* [Exercise objective]
The line containing "import pandas as pd" marks the end: extract everything from the first line of the data through that line, exactly, with no pictures.

* [Material provided]
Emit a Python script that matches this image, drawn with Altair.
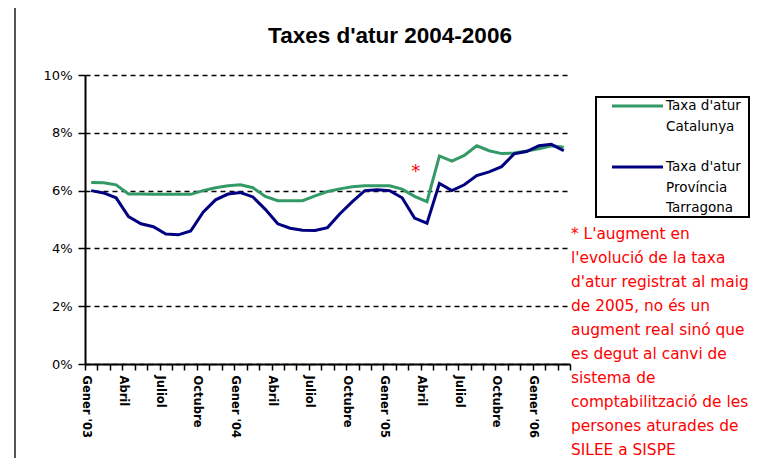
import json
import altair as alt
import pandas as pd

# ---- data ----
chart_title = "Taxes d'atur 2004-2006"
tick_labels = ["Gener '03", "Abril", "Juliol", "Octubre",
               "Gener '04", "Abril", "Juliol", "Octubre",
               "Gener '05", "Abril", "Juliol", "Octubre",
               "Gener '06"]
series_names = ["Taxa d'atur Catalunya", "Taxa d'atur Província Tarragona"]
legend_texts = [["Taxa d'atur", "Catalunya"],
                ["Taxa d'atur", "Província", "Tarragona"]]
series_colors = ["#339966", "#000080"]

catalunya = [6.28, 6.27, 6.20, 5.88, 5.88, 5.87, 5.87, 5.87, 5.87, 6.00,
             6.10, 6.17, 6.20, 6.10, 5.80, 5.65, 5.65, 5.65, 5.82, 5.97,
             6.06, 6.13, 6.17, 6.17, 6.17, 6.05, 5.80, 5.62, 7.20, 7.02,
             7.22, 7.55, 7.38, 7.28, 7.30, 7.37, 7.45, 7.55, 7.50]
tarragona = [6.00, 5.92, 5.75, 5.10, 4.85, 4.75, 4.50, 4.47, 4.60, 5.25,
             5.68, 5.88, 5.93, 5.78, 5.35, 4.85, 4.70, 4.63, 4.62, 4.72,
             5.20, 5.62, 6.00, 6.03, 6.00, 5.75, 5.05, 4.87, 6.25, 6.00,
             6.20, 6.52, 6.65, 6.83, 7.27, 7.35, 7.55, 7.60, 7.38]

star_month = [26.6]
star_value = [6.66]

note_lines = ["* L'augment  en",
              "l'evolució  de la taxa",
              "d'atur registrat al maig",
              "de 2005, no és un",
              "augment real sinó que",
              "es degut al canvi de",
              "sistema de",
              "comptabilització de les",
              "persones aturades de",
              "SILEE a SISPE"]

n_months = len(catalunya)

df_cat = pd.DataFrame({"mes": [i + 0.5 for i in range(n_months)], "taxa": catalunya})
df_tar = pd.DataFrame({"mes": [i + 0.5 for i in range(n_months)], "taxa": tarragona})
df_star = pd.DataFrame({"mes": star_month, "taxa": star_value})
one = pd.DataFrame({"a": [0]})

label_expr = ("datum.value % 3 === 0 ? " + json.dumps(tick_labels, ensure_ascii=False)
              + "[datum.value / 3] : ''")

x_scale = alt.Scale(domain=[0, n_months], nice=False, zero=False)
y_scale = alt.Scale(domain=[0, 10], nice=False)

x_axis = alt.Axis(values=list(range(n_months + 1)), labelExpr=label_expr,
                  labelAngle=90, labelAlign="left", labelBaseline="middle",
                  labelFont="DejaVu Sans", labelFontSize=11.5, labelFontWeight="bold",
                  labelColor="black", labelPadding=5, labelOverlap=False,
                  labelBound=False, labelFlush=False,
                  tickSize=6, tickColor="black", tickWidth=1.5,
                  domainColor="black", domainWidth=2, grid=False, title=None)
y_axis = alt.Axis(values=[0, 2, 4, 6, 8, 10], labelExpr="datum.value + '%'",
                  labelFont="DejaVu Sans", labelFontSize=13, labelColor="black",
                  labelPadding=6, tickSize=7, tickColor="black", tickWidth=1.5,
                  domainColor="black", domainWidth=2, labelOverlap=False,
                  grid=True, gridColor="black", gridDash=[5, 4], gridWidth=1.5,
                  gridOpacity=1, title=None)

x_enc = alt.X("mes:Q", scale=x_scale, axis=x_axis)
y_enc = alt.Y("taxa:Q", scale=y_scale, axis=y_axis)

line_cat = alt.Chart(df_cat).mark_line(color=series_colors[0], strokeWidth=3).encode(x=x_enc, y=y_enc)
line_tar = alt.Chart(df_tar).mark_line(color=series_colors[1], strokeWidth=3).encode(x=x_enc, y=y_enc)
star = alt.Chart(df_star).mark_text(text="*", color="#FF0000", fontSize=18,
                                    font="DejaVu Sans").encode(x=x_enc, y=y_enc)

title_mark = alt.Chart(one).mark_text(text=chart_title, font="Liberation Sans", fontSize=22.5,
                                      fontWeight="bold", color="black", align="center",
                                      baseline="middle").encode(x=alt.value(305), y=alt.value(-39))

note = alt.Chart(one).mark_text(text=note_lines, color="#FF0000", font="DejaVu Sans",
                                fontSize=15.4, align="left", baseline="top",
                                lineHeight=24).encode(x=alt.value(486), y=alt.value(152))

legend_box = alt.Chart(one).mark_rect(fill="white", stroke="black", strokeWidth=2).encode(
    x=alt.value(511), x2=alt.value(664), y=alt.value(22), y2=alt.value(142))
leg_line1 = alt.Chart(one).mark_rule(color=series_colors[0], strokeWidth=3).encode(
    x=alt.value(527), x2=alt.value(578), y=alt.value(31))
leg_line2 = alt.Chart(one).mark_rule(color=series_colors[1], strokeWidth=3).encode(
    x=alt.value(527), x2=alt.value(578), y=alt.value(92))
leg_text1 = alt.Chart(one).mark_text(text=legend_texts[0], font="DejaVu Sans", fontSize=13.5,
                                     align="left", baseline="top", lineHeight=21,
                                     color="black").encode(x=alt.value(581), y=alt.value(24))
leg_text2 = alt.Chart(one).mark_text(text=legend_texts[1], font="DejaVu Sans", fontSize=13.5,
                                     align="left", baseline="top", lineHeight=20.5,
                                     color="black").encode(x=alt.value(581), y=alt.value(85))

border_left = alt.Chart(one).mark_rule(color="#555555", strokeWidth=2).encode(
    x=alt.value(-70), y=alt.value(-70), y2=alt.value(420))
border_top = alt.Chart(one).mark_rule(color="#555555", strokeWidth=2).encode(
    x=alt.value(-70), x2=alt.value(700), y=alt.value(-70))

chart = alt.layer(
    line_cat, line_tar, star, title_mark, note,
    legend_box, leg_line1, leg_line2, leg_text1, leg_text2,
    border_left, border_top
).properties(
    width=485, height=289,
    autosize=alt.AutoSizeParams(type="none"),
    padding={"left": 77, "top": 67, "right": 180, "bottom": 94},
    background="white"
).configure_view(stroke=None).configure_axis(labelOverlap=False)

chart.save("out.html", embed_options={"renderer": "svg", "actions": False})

* [Written answer]
Emit a Python script that matches this image, drawn with Altair.
import json
import altair as alt
import pandas as pd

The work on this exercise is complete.